# Txn classification issue
## description issue
- [x] Li xi
- sample xid : TF240210097557930
- desscription : `Timo LI XI`
- Expected tag : **Gift**
- Actual predict : **Food & Drink**
- Reason : `timo li xi` is eliminated in preprocess scala script
- Solution : modify `word_replacements.json` file in fortress
- [x] Đóng tiền học *from Trí Trần*
- sample xid : TF240129175132578
- desscription (preprocessed) : `nguyen y van hoc ky 2333 22011874`
- Expected tag : **Education**
- Actual predict : **Transport**
- Reason : `nguyen` match to `chuyen` due to **fuzzy match**, combine with `van` (user's name) make the description match with `van chuyen`
- Solution :
- stop using fuzzy match;
- up weight the bi-gram and tri-gram match so the word separted like and not in order is not being biased
- remove `des_acc_name` from description .
- [x] Split bill sushi *from Duyen UX*
- sample xid : TF240221198914264
- desscription : `split bill sushi wagao`
- Expected tag : **Food & Drink**
- Actual predict : **Miscellaneous Shopping**
- Reason : `split bill` term is matched. Beacause of that, personalize rule match this transaction with a retagged transaction in the past which is retagged as Shopping
- Solution : add `split bill` to the list of term to remove in preprocess step. **warning** : change the preprocess on both index & query procedure.
- 
- [ ] *Tri Tran* feel unreasonble about non-information transaction with large ammount.
- sample xid : TF211110198924982
- Expected tag: **Gift** ???
- Actual tag: **Food & Drink**
- Senerio : user transfer a large ammount of money and that transaction being tagged **Food&Drink**, which was not reasonable.
- Solution : when there is no information, predict using global distribution of each tag.

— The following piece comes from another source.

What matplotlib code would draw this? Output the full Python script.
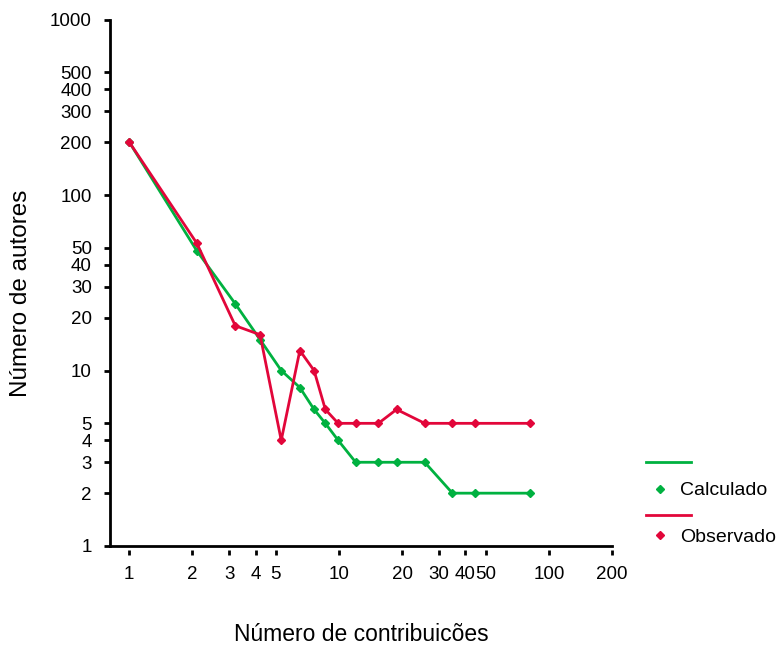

- [x] Rice from hell :skull:
- sample xid : TF240226189686554
- description : `E Van ck com am phu`
- Expected tag: **Food & Drink**
- Actual predict: **Tax/Fee**
- Reason:
`am phu`(hell) rice is a not a popular kind of rice. We got `com tam`, `com trua`, `com rang` but wtf is `com am phu`.
`am phu` will be matched with `phu thu` and `phu phi`. `phu` match with `phu` and [`thu` or `phi`] (because of fuzziness)
- Solution :
add `com` to keyword (just do it)
adjust fuziness to short keyword
- [x] VCAM txn - HARD_MATCH
- sample xid : TF240304171283682
- Expected tag : **Investment**
- Actual predict **Miscellaneous Shopping**
- Reason : back-end side can't catch the `target_account_number` for querying to elasticsearch. Observe from (below) log : `targetAccNumber=null`
- Goal : `targetAccNumber` of VCAM transcation is sent to elasticsearch query builder. For detail, `targetAccNumber!=null`
- Log [here](https://timovn-my.sharepoint.com/personal/hoc_chuc_timo_vn/Documents/Microsoft%20Teams%20Chat%20Files/Log%20details-logs-2024-03-04%2010_47_43.txt)
- [ ] merchant id in MERCHANT_POS_DR rule
- sample xid : TF240301250638671
- Expected tag : **Shopping**
- Actual tag : **Food&Drink**
- Reason : back-end side can't catch the `merchant_id` for querying to elasticsearch. Observe from (below) log : ` merchantNumber=null`
- ~~Goal : `merchantNumber` of debit card transaction is sent to elasticsearch query builder. For detail, `merchantNumber != null`~~
- New solution : use `merchant name` instead due to technical issue.
- Log [here](https://timovn-my.sharepoint.com/personal/hoc_chuc_timo_vn/Documents/Microsoft%20Teams%20Chat%20Files/Log%20details-logs-2024-03-05%2014_22_06.txt)
- [ ] merchant collision

- [x] remove name
- [ ] merchant name not match
- sample xid : TF240323155050424
- Expected tag : **Entertain** (due to merchant name is `CGV`)
- Actual tag : **Shopping**
- Reason : merchant name is not updated.
- Solution : merchant name will be updated automatically in when the next version launch
-
- [ ] mua xoai - sis Tam
- sample xid : TF240326155569904
- Expected tag : **Groceries** (due to merchant name is `CGV`)
- Actual tag : **Fashion**
- Reason : no `xoài` in our keyword pool. `xoài` is too short and will caused noise if added in to keyword pool.
- Solution : remaster keyword rules. (HARD !)
- [ ] Credit card - `ck`
- any txn that include `ck` in description is being tagged as Credit card which is not true.